DocsAutoDBAPerformance Tuning

Performance Tuning

Most performance tuning of PostgreSQL breaks down roughly along two lines: query processing and system tuning. SQL is declarative, so the code coming from the application tells the database what to compute but not how to compute it. Efficient query processing requires the database to choose the right algorithmic approach to solving your query problem. System tuning, on the other hand, occurs below the query processing layer: It involves deciding how to allocate resources such as memory between cache and buffers, setting the interval for flushing I/O, and other parameters.

Query processing

Various forms of inefficient processing can lead to performance problems in PostgreSQL. DBAs routinely search for offending queries by looking for transactions that run slowly or require significant levels of resources such as CPU time or I/O operations. They may review the query plans, attempting to adjust queries to find more efficient alternatives. They might try adding hints or by rewriting the query in some way. In some cases, more efficient processing requires adding indexes. It could also require removing them, if the keeping indexes updated outweighs their benefit. Database optimization is a global optimization problem since some changes may benefit multiple types of transactions or may improve some while degrading others.

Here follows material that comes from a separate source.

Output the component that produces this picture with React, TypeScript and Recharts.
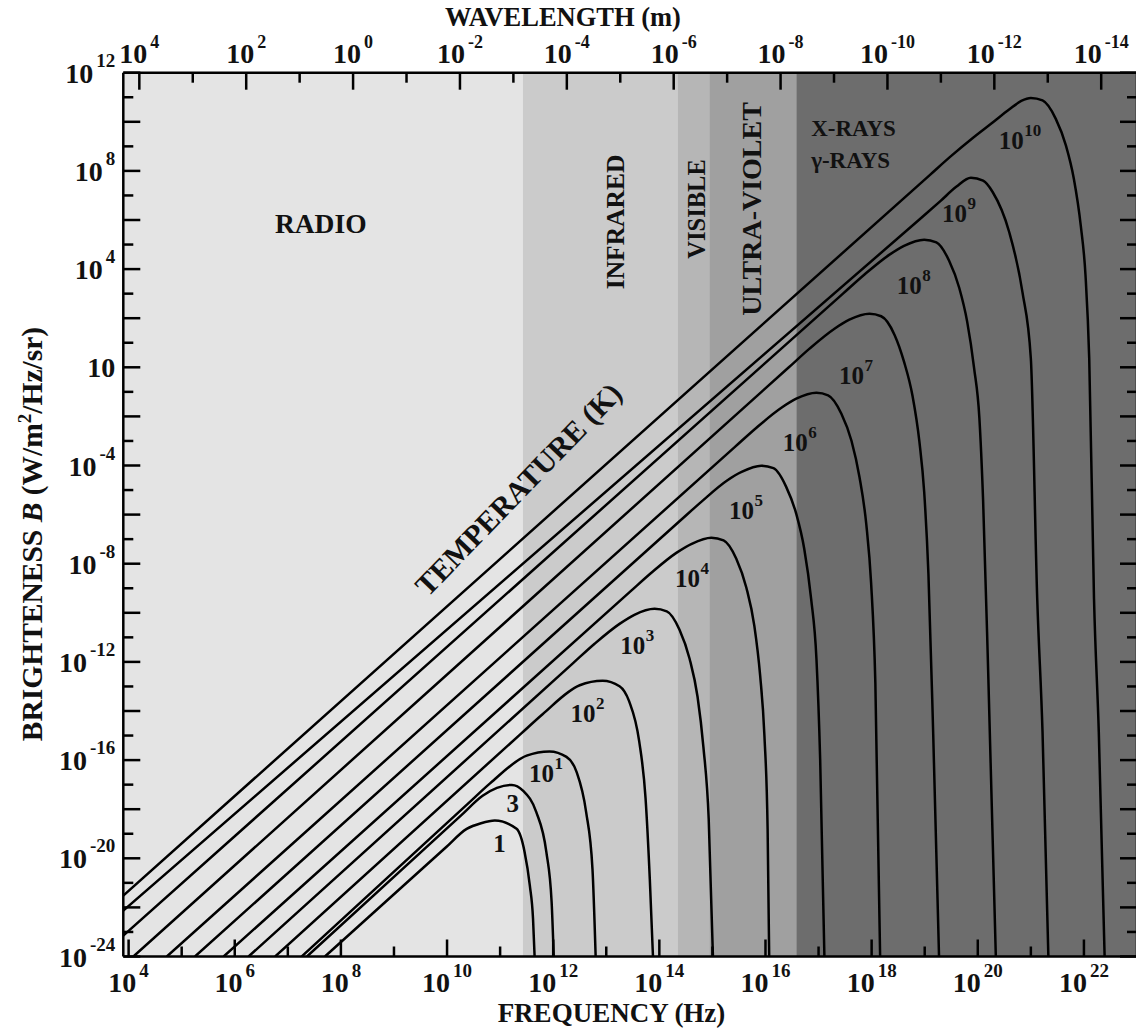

AutoDBA has some performance tuning capabilities today and many more are on the roadmap. These optimizations can often be applied without changing the SQL query, e.g., by executing a more efficient query plan. Unlike other systems that make recommendations, AutoDBA uses feedback to apply improvements safely and automatically. It does not try an alternate query plan unless its model predicts an improvement, and it does not keep it running unless that improvement is realized.

System parameters

Hardware provisioning alone is not enough to make resources available to the database. PostgreSQL’s system parameters dictate how the database uses memory for caching and buffering and how it manages I/O. Optimal settings for these parameters are workload-dependent, and DBAs generally experiment to find the best configuration.

AutoDBA incorporates a system model of PostgreSQL that predicts how the workload will perform under various system parameter values. Using this model for guidance, it makes gradual adjustments and validates that changes in performance correspond to its predictions. Over time, AutoDBA’s system model improves, allowing it to identify optimal system parameter configurations more quickly and accurately.

Outliers are important in system performance: A system can have good mean latency, but if 1% of transactions are slow, customer experience can suffer. AutoDBA models, tracks, and optimizes for outlier performance, not only average performance.